Following death of Barrington High student, District 220 plans more safety education

  A Metra train passes the Hough Street rail crossing in downtown Barrington. A Barrington High School student was killed at the crossing Jan. 25 when she was struck by a train while walking to school. Brian Hill/

Barrington Unit School District 220 will provide more train and pedestrian safety education, Superintendent Craig Winkelman said Tuesday in comments about the death of a student killed when she was struck by a train while walking to school.

Winkelman also expressed support for the family of Marin Lacson, the 17-year-old Barrington High School junior who died in the Jan. 25 accident.

“There are no words to adequately describe the loss that our community has experienced or the grief that we are all processing,” he said during the District 220 school board meeting Tuesday night.

The school district implemented “an educational component” at railroad crossings in the village this week, Winkelman said.

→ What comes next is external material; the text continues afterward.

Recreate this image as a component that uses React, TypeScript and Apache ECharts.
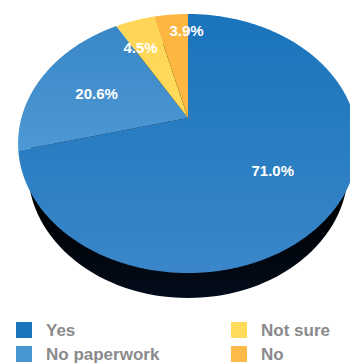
import React, { useEffect, useRef } from "react";
import * as echarts from "echarts";

const categories = ["Yes", "No paperwork", "Not sure", "No"];
const shares = [71.0, 20.6, 4.5, 3.9];
const legendLeftColumn = ["Yes", "No paperwork"];
const legendRightColumn = ["Not sure", "No"];

const FONT = '"Liberation Sans", Arial, sans-serif';
const APEX_X = 188;
const APEX_Y = 118;
const TILT = 0.197;
const RADIUS_X = 166.6;
const RADIUS_Y = 124.5;
const total = shares.reduce((a, b) => a + b, 0);

// Maps a point of the unit disc (angle clockwise from 12 o'clock) onto the tilted plate.
function project(angle: number, r: number): [number, number] {
  const u = Math.sin(angle) * r;
  const v = -Math.cos(angle) * r;
  const d = 1 - TILT * v;
  return [APEX_X + (RADIUS_X * u) / d, APEX_Y + (RADIUS_Y * v) / d];
}

function vGrad(y0: number, y1: number, c0: string, c1: string) {
  return new echarts.graphic.LinearGradient(
    0, y0, 0, y1,
    [{ offset: 0, color: c0 }, { offset: 1, color: c1 }],
    true
  );
}

const swatches = ["#1b75bc", "#4795d1", "#ffdb5c", "#fdb94a"];
const fills = [
  () => vGrad(14, 273, "#1a74bb", "#3a86c8"),
  () => vGrad(27, 153, "#3a87c6", "#4d99d5"),
  () => vGrad(17, 118, "#ffd556", "#ffdb5c"),
  () => vGrad(14, 118, "#fdb640", "#fcb942"),
];
// Label placement for each slice: radial distance and a small nudge for the narrow wedges.
const labelPlacement = [
  { r: 0.63, dx: -5, dy: 0 },
  { r: 0.63, dx: 1, dy: 4 },
  { r: 0.69, dx: -9, dy: 0 },
  { r: 0.82, dx: 13, dy: 0 },
];

function sliceSeries(index: number) {
  const before = shares.slice(0, index).reduce((a, b) => a + b, 0);
  const start = (before / total) * Math.PI * 2;
  const end = ((before + shares[index]) / total) * Math.PI * 2;
  const mid = (start + end) / 2;
  return {
    type: "custom",
    name: categories[index],
    coordinateSystem: "none",
    silent: true,
    z: 3,
    clip: false,
    itemStyle: { color: swatches[index] },
    data: [shares[index]],
    renderItem: () => {
      const points: [number, number][] = [[APEX_X, APEX_Y]];
      const steps = Math.max(4, Math.ceil((end - start) / 0.01));
      for (let i = 0; i <= steps; i++) {
        points.push(project(start + ((end - start) * i) / steps, 1));
      }
      const place = labelPlacement[index];
      const [lx, ly] = project(mid, place.r);
      return {
        type: "group",
        children: [
          {
            type: "polygon",
            shape: { points },
            style: { fill: fills[index]() },
          },
          {
            type: "text",
            z2: 10,
            x: lx + place.dx,
            y: ly + place.dy,
            style: {
              text: shares[index].toFixed(1) + "%",
              fill: "#ffffff",
              font: `bold 15px ${FONT}`,
              align: "center",
              verticalAlign: "middle",
            },
          },
        ],
      };
    },
  };
}

// The dark rim of the plate, drawn underneath the slices.
const rimSeries = {
  type: "custom",
  name: "rim",
  coordinateSystem: "none",
  silent: true,
  z: 1,
  clip: false,
  data: [total],
  renderItem: () => ({
    type: "ellipse",
    shape: { cx: 188, cy: 170, rx: 160, ry: 128 },
    style: { fill: vGrad(190, 298, "#000000", "#020c1a") },
  }),
};

const legendBase = {
  orient: "vertical",
  top: 321,
  height: 60,
  itemWidth: 16,
  itemHeight: 16,
  itemGap: 6,
  icon: "rect",
  selectedMode: false,
  padding: 0,
  textStyle: {
    color: "#8a8a8d",
    fontFamily: FONT,
    fontWeight: "bold",
    fontSize: 17,
    lineHeight: 16,
    padding: [0, 0, 2, 9],
  },
};

export default function App() {
  const ref = useRef<HTMLDivElement>(null);
  useEffect(() => {
    const chart = echarts.init(ref.current!, null, { renderer: "svg" });
    chart.setOption({
      animation: false,
      backgroundColor: "#ffffff",
      legend: [
        { ...legendBase, left: 16, data: legendLeftColumn },
        { ...legendBase, left: 231, data: legendRightColumn },
      ],
      series: [rimSeries, ...categories.map((_, i) => sliceSeries(i))],
    });
    return () => chart.dispose();
  }, []);
  return (
    <div
      ref={ref}
      style={{ position: "fixed", left: 0, top: 0, width: 350, height: 363 }}
    />
  );
}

That included materials describing safe crossing tips being handed out at pedestrian crossings.

“This component will be in place over several days, so that we have a chance to interact with our students throughout those morning arrival times,” he said.

Winkelman, Assistant Superintendent Josh Carpenter and Director of Safety and Security Austin Johnson met earlier Tuesday with railroad safety officers from Metra and Union Pacific at the Hough Street crossing where Marin was killed.

The group discussed partnering to present student assemblies about safe crossing at all district schools.

“Those assemblies will occur over the next several weeks,” he added.

District 220 also will review its practices and identify additional opportunities to teach rail safety, including through the Safety Town program for children.

Winkelman expressed gratitude for community members and others who reached out with ideas on ways to improve safety and thanked the clinicians, counselors, social workers, teachers and others who offered students comfort on Jan. 25. They will continue to be available to students in the weekend ahead, he said.

“The grieving process takes time, and it involves stages as individuals express their grief in different ways,” he said.